The evidence I submit here demonstrates that I recognize the social, cultural, and economic dimensions of information use. Through my coursework and experiences working in public libraries, I have gained knowledge that will help me to provide responsive library service to individuals from all walks of life. I know that in order to be an effective information professional, I must recognize the complex ways in which social, cultural, and economic factors come into play and be vigilant in surveying, learning about, and listening to the people who make up my community. I must be skilled in communicating and collaborating with diverse groups of people and in helping them to evaluate information. Part of my success in serving patrons will come from recognizing the diverse ways in which they use information as well as the social, cultural, and economic forces that influence the information that is available to them. Through community analysis and engagement, I can contribute to the development of programs, services, and collections that meet the needs and desires of the diverse populations that I serve.
Burn, A., & Eltham, B. (2009).

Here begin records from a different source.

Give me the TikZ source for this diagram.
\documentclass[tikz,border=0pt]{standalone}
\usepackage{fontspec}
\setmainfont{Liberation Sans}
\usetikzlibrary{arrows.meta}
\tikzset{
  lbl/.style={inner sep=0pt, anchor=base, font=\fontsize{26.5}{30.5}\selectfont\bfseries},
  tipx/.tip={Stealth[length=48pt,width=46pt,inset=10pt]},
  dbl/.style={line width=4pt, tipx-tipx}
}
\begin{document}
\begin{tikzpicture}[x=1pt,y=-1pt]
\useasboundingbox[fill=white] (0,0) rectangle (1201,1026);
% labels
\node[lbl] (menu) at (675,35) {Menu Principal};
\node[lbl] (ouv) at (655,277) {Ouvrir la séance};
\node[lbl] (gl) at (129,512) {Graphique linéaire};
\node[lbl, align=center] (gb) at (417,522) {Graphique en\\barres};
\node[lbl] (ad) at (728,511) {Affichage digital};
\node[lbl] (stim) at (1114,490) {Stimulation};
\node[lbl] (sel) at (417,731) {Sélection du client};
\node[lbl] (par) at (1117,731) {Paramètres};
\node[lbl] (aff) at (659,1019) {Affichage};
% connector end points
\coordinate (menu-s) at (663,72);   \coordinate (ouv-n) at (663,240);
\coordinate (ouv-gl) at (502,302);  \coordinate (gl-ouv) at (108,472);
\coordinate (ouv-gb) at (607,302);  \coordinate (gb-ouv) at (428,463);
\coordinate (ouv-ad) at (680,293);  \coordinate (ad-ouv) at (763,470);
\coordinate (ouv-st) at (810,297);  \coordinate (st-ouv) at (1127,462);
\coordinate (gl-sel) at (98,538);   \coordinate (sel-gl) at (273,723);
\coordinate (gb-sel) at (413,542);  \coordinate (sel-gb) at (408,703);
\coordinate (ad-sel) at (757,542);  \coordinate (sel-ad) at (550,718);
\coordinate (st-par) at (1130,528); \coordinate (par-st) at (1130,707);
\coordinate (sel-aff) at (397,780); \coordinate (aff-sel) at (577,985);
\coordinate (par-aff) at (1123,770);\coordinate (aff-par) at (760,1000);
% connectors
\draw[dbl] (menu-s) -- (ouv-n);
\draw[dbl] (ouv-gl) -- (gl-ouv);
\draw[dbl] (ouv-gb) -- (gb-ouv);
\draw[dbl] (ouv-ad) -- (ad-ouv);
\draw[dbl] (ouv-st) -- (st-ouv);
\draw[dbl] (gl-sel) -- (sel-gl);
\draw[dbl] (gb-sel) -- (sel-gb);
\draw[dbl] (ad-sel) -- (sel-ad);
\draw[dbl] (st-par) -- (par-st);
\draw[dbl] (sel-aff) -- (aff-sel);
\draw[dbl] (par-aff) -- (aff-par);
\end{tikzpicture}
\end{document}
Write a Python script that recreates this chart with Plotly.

Twitter free Iran: An evaluation of Twitter’s role in public diplomacy and information operations in Iran’s 2009 election crisis. In F. Papandrea and M. Armstrong (Eds.), Record of the Communications Policy & Research Forum 2009. Retrieved from http://ww.networkinsight.org/verve/_resources/CPRF_2009_papers.pdf#page=322
Dabner, N. (2011). ‘Breaking Ground’ in the use of social media: A case study of a university earthquake response to inform educational design with Facebook. The Internet and Higher Education, 15(1), 69-78. doi: http://dx.doi.org.libaccess.sjlibrary.org/10.1016/j.iheduc.2011.06.001
*NOTE: Out of respect for the organization evaluated in my Collection and Community Analysis and Evaluation, I have removed, changed, or obscured names and other identifying information.